74 % des actes discriminatoires subis « au quotidien »
Concernant les situations de discrimination ou de harcèlement discriminatoire au travail, ce sont les comportements subis « au quotidien » qui sont les plus nombreux à être cités ; 74 % des actifs affirmant en avoir été victimes. Ils sont 56 % à constater que de tels agissements ont impacté l’évolution de leur carrière et 46 % à considérer que leur rémunération en a été affectée. À noter que 24 % des personnes sondées estiment avoir été discriminées dans le cadre de l’accès à l’emploi, lors du recrutement ou à l’occasion d’un concours de la fonction publique.

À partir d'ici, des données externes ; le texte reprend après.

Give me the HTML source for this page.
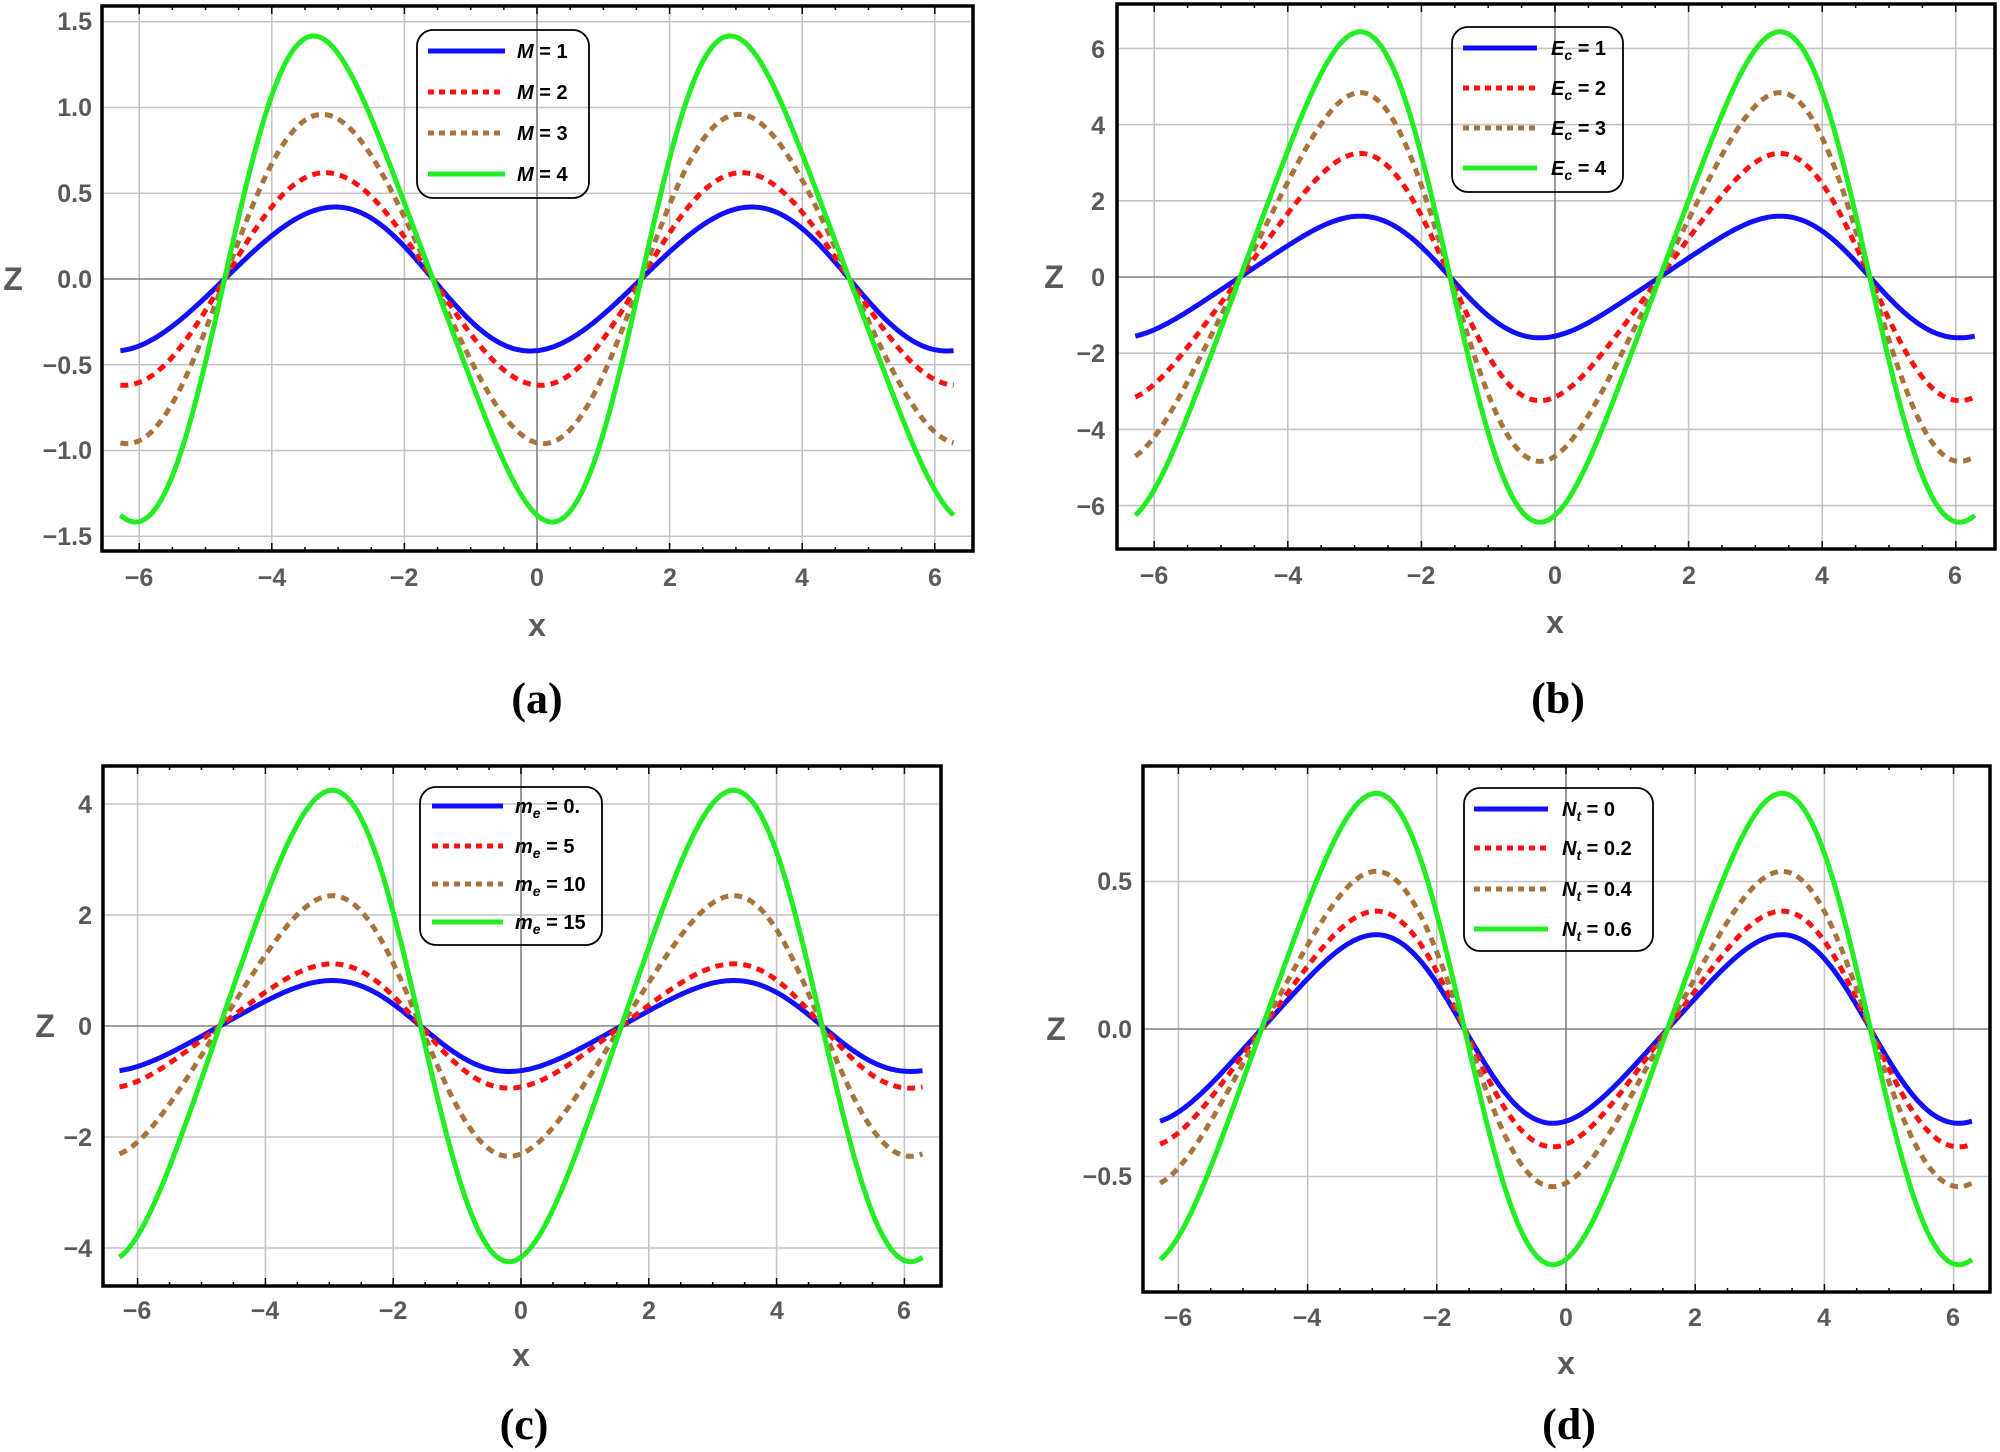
<!DOCTYPE html>
<html><head><meta charset="utf-8"><style>
html,body{margin:0;padding:0;background:#fff;}
svg{display:block;}
.tk{font-family:"Liberation Sans",sans-serif;font-size:25px;font-weight:bold;fill:#5a5a5a;}
.ax{font-family:"Liberation Sans",sans-serif;font-size:32px;font-weight:bold;fill:#5a5a5a;}
.pl{font-family:"Liberation Serif",serif;font-size:44px;font-weight:bold;fill:#000;}
.lg{font-family:"Liberation Sans",sans-serif;font-size:20px;font-weight:bold;fill:#000;}
.lg tspan.i{font-style:italic;}
</style></head><body>
<svg id="s" width="2000" height="1452" viewBox="0 0 2000 1452" xmlns="http://www.w3.org/2000/svg">
<g id="plots"></g>

<g class="tk" text-anchor="end">
<text x="92" y="288">0.0</text><text x="92" y="30">1.5</text><text x="92" y="116">1.0</text><text x="92" y="202">0.5</text>
<text x="92" y="374">−0.5</text><text x="92" y="459">−1.0</text><text x="92" y="545">−1.5</text>
</g>
<g class="tk" text-anchor="middle">
<text x="139" y="586">−6</text><text x="272" y="586">−4</text><text x="404" y="586">−2</text><text x="537" y="586">0</text><text x="670" y="586">2</text><text x="802" y="586">4</text><text x="935" y="586">6</text>
</g>
<text class="ax" x="13" y="290" text-anchor="middle">Z</text>
<text class="ax" x="537" y="636" text-anchor="middle">x</text>
<text class="pl" x="537" y="713" text-anchor="middle">(a)</text>
<g class="lg">
<text x="517" y="58"><tspan class="i">M</tspan> = 1</text>
<text x="517" y="99"><tspan class="i">M</tspan> = 2</text>
<text x="517" y="140"><tspan class="i">M</tspan> = 3</text>
<text x="517" y="181"><tspan class="i">M</tspan> = 4</text>
</g>

<g class="tk" text-anchor="end">
<text x="1105" y="58">6</text><text x="1105" y="134">4</text><text x="1105" y="210">2</text><text x="1105" y="286">0</text>
<text x="1105" y="362">−2</text><text x="1105" y="439">−4</text><text x="1105" y="515">−6</text>
</g>
<g class="tk" text-anchor="middle">
<text x="1154" y="584">−6</text><text x="1288" y="584">−4</text><text x="1421" y="584">−2</text><text x="1555" y="584">0</text><text x="1689" y="584">2</text><text x="1822" y="584">4</text><text x="1955" y="584">6</text>
</g>
<text class="ax" x="1054" y="288" text-anchor="middle">Z</text>
<text class="ax" x="1555" y="633" text-anchor="middle">x</text>
<text class="pl" x="1558" y="713" text-anchor="middle">(b)</text>
<g class="lg">
<text x="1551" y="55"><tspan class="i">E<tspan font-size="14" dy="5">c</tspan></tspan><tspan dy="-5"> = 1</tspan></text>
<text x="1551" y="95"><tspan class="i">E<tspan font-size="14" dy="5">c</tspan></tspan><tspan dy="-5"> = 2</tspan></text>
<text x="1551" y="135"><tspan class="i">E<tspan font-size="14" dy="5">c</tspan></tspan><tspan dy="-5"> = 3</tspan></text>
<text x="1551" y="175"><tspan class="i">E<tspan font-size="14" dy="5">c</tspan></tspan><tspan dy="-5"> = 4</tspan></text>
</g>

<g class="tk" text-anchor="end">
<text x="92" y="813">4</text><text x="92" y="924">2</text><text x="92" y="1035">0</text><text x="92" y="1146">−2</text><text x="92" y="1257">−4</text>
</g>
<g class="tk" text-anchor="middle">
<text x="137" y="1319">−6</text><text x="265" y="1319">−4</text><text x="393" y="1319">−2</text><text x="521" y="1319">0</text><text x="649" y="1319">2</text><text x="777" y="1319">4</text><text x="904" y="1319">6</text>
</g>
<text class="ax" x="45" y="1037" text-anchor="middle">Z</text>
<text class="ax" x="521" y="1366" text-anchor="middle">x</text>
<text class="pl" x="524" y="1439" text-anchor="middle">(c)</text>
<g class="lg">
<text x="515" y="813"><tspan class="i">m<tspan font-size="14" dy="5">e</tspan></tspan><tspan dy="-5"> = 0.</tspan></text>
<text x="515" y="853"><tspan class="i">m<tspan font-size="14" dy="5">e</tspan></tspan><tspan dy="-5"> = 5</tspan></text>
<text x="515" y="891"><tspan class="i">m<tspan font-size="14" dy="5">e</tspan></tspan><tspan dy="-5"> = 10</tspan></text>
<text x="515" y="929"><tspan class="i">m<tspan font-size="14" dy="5">e</tspan></tspan><tspan dy="-5"> = 15</tspan></text>
</g>

<g class="tk" text-anchor="end">
<text x="1132" y="890">0.5</text><text x="1132" y="1038">0.0</text><text x="1132" y="1185">−0.5</text>
</g>
<g class="tk" text-anchor="middle">
<text x="1178" y="1326">−6</text><text x="1307" y="1326">−4</text><text x="1437" y="1326">−2</text><text x="1566" y="1326">0</text><text x="1695" y="1326">2</text><text x="1824" y="1326">4</text><text x="1953" y="1326">6</text>
</g>
<text class="ax" x="1056" y="1040" text-anchor="middle">Z</text>
<text class="ax" x="1566" y="1374" text-anchor="middle">x</text>
<text class="pl" x="1569" y="1439" text-anchor="middle">(d)</text>
<g class="lg">
<text x="1562" y="816"><tspan class="i">N<tspan font-size="14" dy="5">t</tspan></tspan><tspan dy="-5"> = 0</tspan></text>
<text x="1562" y="855"><tspan class="i">N<tspan font-size="14" dy="5">t</tspan></tspan><tspan dy="-5"> = 0.2</tspan></text>
<text x="1562" y="896"><tspan class="i">N<tspan font-size="14" dy="5">t</tspan></tspan><tspan dy="-5"> = 0.4</tspan></text>
<text x="1562" y="936"><tspan class="i">N<tspan font-size="14" dy="5">t</tspan></tspan><tspan dy="-5"> = 0.6</tspan></text>
</g>
</svg>
<script>
(function(){
var NS="http://www.w3.org/2000/svg";
var root=document.getElementById("plots");
function el(n,a,p){var e=document.createElementNS(NS,n);for(var k in a)e.setAttribute(k,a[k]);(p||root).appendChild(e);return e;}
var cols=["#1010ff","#ff1010","#a8743c","#22ee22"];
var P=[
{L:102,R:973,T:6,B:551,x0:537,sx:66.3,y0:279,sy:171.5,yt:[-1.5,-1,-0.5,0.5,1,1.5],A:[0.42,0.62,0.96,1.42],Br:[0.05,-0.025,-0.05,-0.125],
 lg:[417,30,589,198],ly:[51,92,133,174],lx:[428,505]},
{L:1117,R:1995,T:4,B:549,x0:1555,sx:66.8,y0:277,sy:38.1,yt:[-6,-4,-2,2,4,6],A:[1.6,3.25,4.85,6.45],Br:[0.125,0.125,0.125,0.125],
 lg:[1452,27,1623,192],ly:[48,88,128,168],lx:[1463,1537]},
{L:103,R:941,T:766,B:1286,x0:521,sx:63.9,y0:1026,sy:55.5,yt:[-4,-2,2,4],A:[0.82,1.12,2.35,4.25],Br:[0.1,0.1,0.1,0.1],
 lg:[420,787,602,945],ly:[806,846,884,922],lx:[432,503]},
{L:1143,R:1990,T:766,B:1292,x0:1566,sx:64.6,y0:1029,sy:295,yt:[-0.5,0.5],A:[0.32,0.40,0.535,0.80],Br:[0.11,0.11,0.11,0.11],
 lg:[1464,788,1653,951],ly:[809,848,889,929],lx:[1474,1548]}
];
P.forEach(function(p,i){
  var g=el("g",{});
  var cid="c"+i;
  var cp=el("clipPath",{id:cid},g);el("rect",{x:p.L,y:p.T,width:p.R-p.L,height:p.B-p.T},cp);
  for(var v=-6;v<=6;v+=2){ if(v===0)continue; var X=p.x0+v*p.sx; el("line",{x1:X,y1:p.T,x2:X,y2:p.B,stroke:"#c4c4c4","stroke-width":1.6},g);}
  p.yt.forEach(function(v){var Y=p.y0-v*p.sy;el("line",{x1:p.L,y1:Y,x2:p.R,y2:Y,stroke:"#c4c4c4","stroke-width":1.6},g);});
  el("line",{x1:p.x0,y1:p.T,x2:p.x0,y2:p.B,stroke:"#808080","stroke-width":1.6},g);
  el("line",{x1:p.L,y1:p.y0,x2:p.R,y2:p.y0,stroke:"#808080","stroke-width":1.6},g);
  for(var v=-6;v<=6.01;v+=0.5){var X=p.x0+v*p.sx;var len=(Math.abs(v%2)<0.01)?8:4;
    el("line",{x1:X,y1:p.B,x2:X,y2:p.B-len,stroke:"#000","stroke-width":1.5},g);
    el("line",{x1:X,y1:p.T,x2:X,y2:p.T+len,stroke:"#000","stroke-width":1.5},g);}
  var cg=el("g",{"clip-path":"url(#"+cid+")"},g);
  [0,1,2,3].forEach(function(k){
    var r=p.Br[k];
    var A=p.A[k]/(1+2*r*r),B=r*A,d="";
    for(var j=0;j<=500;j++){var x=-2*Math.PI+4*Math.PI*j/500;
      var z=-A*Math.cos(x)+B*Math.sin(2*x);
      d+=(j?"L":"M")+(p.x0+x*p.sx).toFixed(1)+" "+(p.y0-z*p.sy).toFixed(1);}
    var a={d:d,fill:"none",stroke:cols[k],"stroke-width":5,"stroke-linejoin":"round"};
    if(k===1||k===2)a["stroke-dasharray"]="8 6";
    el("path",a,cg);
  });
  el("rect",{x:p.L,y:p.T,width:p.R-p.L,height:p.B-p.T,fill:"none",stroke:"#000","stroke-width":3.5},g);
  var l=p.lg;
  el("rect",{x:l[0],y:l[1],width:l[2]-l[0],height:l[3]-l[1],rx:16,ry:16,fill:"none",stroke:"#000","stroke-width":1.8},g);
  p.ly.forEach(function(y,k){var a={x1:p.lx[0],y1:y,x2:p.lx[1],y2:y,stroke:cols[k],"stroke-width":5};
    if(k===1||k===2)a["stroke-dasharray"]="6 5";el("line",a,g);});
});
})();
</script>
</body></html>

Si plus des trois quarts de la population active ayant été confrontés à une discrimination déclarent avoir entrepris des démarches à la suite d’agissements ou de comportements stigmatisants, les agents de la fonction publique sont plus nombreux à se tourner vers leur direction ou leur hiérarchie (63 % contre 50 % des salariés du secteur privé) ou vers une organisation syndicale (49 % contre 32 % dans le privé). Longtemps marginaux, le recours à un spécialiste du droit et l’engagement de procédures contentieuses semblent désormais plus courants à la suite de discriminations professionnelles. En 2020, 22 % des agents publics se sont adressés à un avocat, 15 % ont entamé une démarche auprès d’une instance compétente et 12 % ont saisi l’inspection du travail.
En conclusion de leur enquête, la Défenseure des droits et l’Organisation internationale du travail appellent à une mobilisation du secteur privé et de la sphère publique pour freiner la montée des pratiques discriminatoires dans le monde du travail. « Ces résultats viennent plus que jamais conforter l’importance pour les entreprises et les administrations de s’engager pleinement dans la lutte contre les discriminations, prenant en considération à la fois la multiplicité des comportements hostiles au travail, leur dimension systémique et les situations particulières de certains groupes qui y sont surexposés », soulignent les deux institutions.